Wednesday, March 23, 2011
If you ask around, it's pretty hard to find someone who truly doesn't like ranch dressing. We may turn up our noses at it as junk food - something kids use to mask the flavor of vegetables and dip their pizza in - but secretly, we all have to admit we like the tangy, creamy flavor.
When Hidden Valley Ranch first hit the market back in the 80s, it was a packet of dehydrated seasonings and buttermilk powder that you mixed with your own mayonnaise and milk to make your own "fresh" dressing.
Fast forward a couple of decades, I found this truly fresh buttermilk dressing recipe on the old Gourmet website, and marveled at how much it tasted like good old ranch.
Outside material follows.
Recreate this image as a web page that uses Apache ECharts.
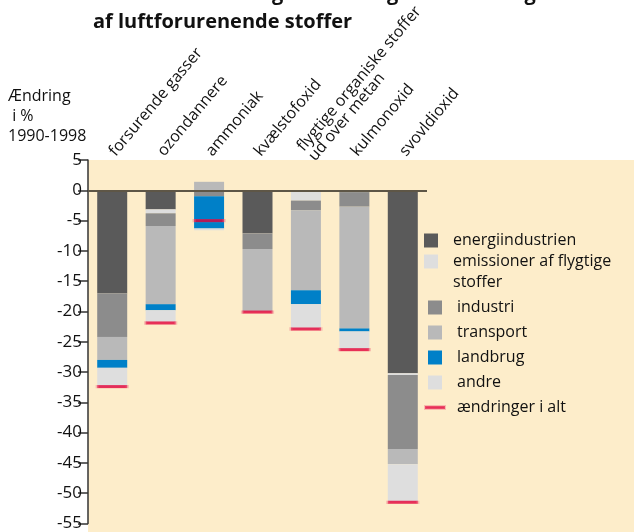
<!DOCTYPE html>
<html>
<head>
<meta charset="utf-8">
<script src="https://cdn.jsdelivr.net/npm/echarts@6/dist/echarts.min.js"></script>
<style>
  html, body { margin: 0; padding: 0; background: #fff; }
  #chart { width: 634px; height: 532px; }
</style>
</head>
<body>
<div id="chart"></div>
<script>
// kategorier og sektorbidrag (ændring i % 1990-1998)
const categories = ['forsurende gasser', 'ozondannere', 'ammoniak', 'kvælstofoxid', 'flygtige organiske stoffer\nud over metan', 'kulmonoxid', 'svovldioxid']
const energiindustrien = [-17.0, -3.15, 0, -7.1, 0, -0.3, -30.2]
const emissioner = [0, -0.65, 0, 0, -1.7, 0, -0.3]
const industri = [-7.2, -2.1, -1.0, -2.6, -1.6, -2.4, -12.2]
const transport = [-3.8, -12.9, 1.4, -10.3, -13.2, -20.1, -2.5]
const landbrug = [-1.3, -1.0, -5.3, 0, -2.3, -0.5, 0]
const andre = [-3.2, -2.0, -0.3, 0, -4.1, -2.9, -6.2]
const iAlt = [-32.4, -21.9, -5.0, -20.1, -22.9, -26.3, -51.5]
const yTicks = { min: -55, max: 5, interval: 5 }

const font = 'Open Sans'
const myChart = echarts.init(document.querySelector('#chart'))

function bar(name, data, color, extra) {
  return Object.assign({
    name,
    type: 'bar',
    stack: 'sum',
    barWidth: 30,
    data,
    itemStyle: { color },
  }, extra || {})
}

const squareIcon = 'path://M0,0h14v14h-14z'
const legendText = { fontSize: 16, color: '#111', lineHeight: 21, padding: [0, 0, 0, 7] }

const option = {
  animation: false,
  textStyle: { fontFamily: font },
  graphic: [
    // beige baggrund
    { type: 'rect', left: 88, top: 160, shape: { width: 546, height: 372 }, style: { fill: '#fdedca' }, z: -10 },
    {
      type: 'text', left: 93, top: -20,
      style: {
        text: 'Sektorernes bidrag til ændringer i udledningen\naf luftforurenende stoffer',
        font: 'bold 20px "Open Sans"', fill: '#111', lineHeight: 28,
      },
    },
    {
      type: 'text', left: 8, top: 86,
      style: { text: 'Ændring\n i %\n1990-1998', font: '16px "Open Sans"', fill: '#111', lineHeight: 20 },
    },
    // anden linje af legendeteksten
    { type: 'text', left: 453, top: 274, style: { text: 'stoffer', font: '16px "Open Sans"', fill: '#111' } },
  ],
  grid: { left: 88, right: 207, top: 160, bottom: 6 },
  legend: [
    {
      data: [{ name: 'energiindustrien', icon: squareIcon }],
      orient: 'vertical', left: 419, top: 225, itemWidth: 20, itemHeight: 14,
      textStyle: legendText,
      selectedMode: false,
    },
    {
      data: [{ name: 'emissioner af flygtige stoffer', icon: squareIcon }],
      orient: 'vertical', left: 419, top: 246, itemWidth: 20, itemHeight: 14,
      formatter: () => 'emissioner af flygtige',
      textStyle: legendText,
      selectedMode: false,
    },
    {
      data: [
        { name: 'industri', icon: squareIcon },
        { name: 'transport', icon: squareIcon },
        { name: 'landbrug', icon: squareIcon },
        { name: 'andre', icon: squareIcon },
        { name: 'ændringer i alt', icon: 'path://M0,0h20v3h-20z' },
      ],
      orient: 'vertical', left: 419, top: 292, itemWidth: 20, itemHeight: 14, itemGap: 4,
      textStyle: legendText,
      selectedMode: false,
    },
  ],
  xAxis: {
    type: 'category',
    position: 'top',
    data: categories,
    axisLine: { show: false, onZero: false },
    axisTick: { show: false },
    axisLabel: { rotate: -50, fontSize: 16, color: '#111', margin: 6, lineHeight: 15 },
  },
  yAxis: {
    type: 'value',
    min: yTicks.min,
    max: yTicks.max,
    interval: yTicks.interval,
    axisLine: { show: true, lineStyle: { color: '#333', width: 1.5 } },
    axisTick: { show: true, length: 10, lineStyle: { color: '#333', width: 1.5 } },
    axisLabel: { fontSize: 17, color: '#111', margin: 6 },
    splitLine: { show: false },
  },
  series: [
    bar('energiindustrien', energiindustrien, '#5a5a5a', {
      markLine: {
        silent: true,
        symbol: 'none',
        label: { show: false },
        lineStyle: { color: '#5e5646', width: 2, type: 'solid' },
        data: [{ yAxis: 0 }],
        z: 10,
      },
    }),
    bar('emissioner af flygtige stoffer', emissioner, '#dedede'),
    bar('industri', industri, '#8c8c8c'),
    bar('transport', transport, '#b9b9b9'),
    bar('landbrug', landbrug, '#0080c8'),
    bar('andre', andre, '#dedede'),
    {
      name: 'ændringer i alt',
      type: 'scatter',
      symbol: 'rect',
      symbolSize: [30, 3],
      data: iAlt,
      z: 5,
      itemStyle: { color: '#e2003a', borderColor: 'rgba(240,110,130,0.5)', borderWidth: 1 },
    },
  ],
}
myChart.setOption(option)
</script>
</body>
</html>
I hadn't made it in a long time - but then last week we were having some friends over, I had pulled some baby carrots out of the garden, and I had some sweet little radishes, cauliflower and romanesco from the farmers market - so I thought a crudite with homemade dressing would be just the thing. I whipped up a batch of this and sure enough, it was a hit with kids and grownups alike. For the dip I used a healthy dollop of sour cream with just a splash of buttermilk - you can adjust as you see fit.
Either way, it's something everyone will love, and nobody will be ashamed to admit it!
Basil Buttermilk Dressing or Dip
adapted from Gourmet, January, 2005
Makes about 1 1/2 cups
this is great with crudite, and would also be fantastic on tomatoes or over an iceberg wedge. Just add crumbled blue cheese and leave out the basil the to turn it into blue cheese dressing!
2 fresh, juicy garlic cloves
Rounded 1/2 teaspoon coarse sea salt
2/3 cup good quality mayonnaise (I use Hain)
1/3 cup sour cream
4 tablespoons finely chopped fresh basil
1/2 to 2/3 cup well-shaken buttermilk
a few grinds of pepper
Mince garlic and mash to a paste with salt using large heavy knife (or in a mortar and pestle.)
Stir together mayonnaise, sour cream, basil, and garlic paste in a small bowl. Add enough buttermilk to achieve desired consistency - a little more for a dressing, less for a dip. Add two or three grinds of fresh black pepper.
Chill, covered, for at least 1 hour to allow flavors to develop.
Keeps, refrigerated, for about three days.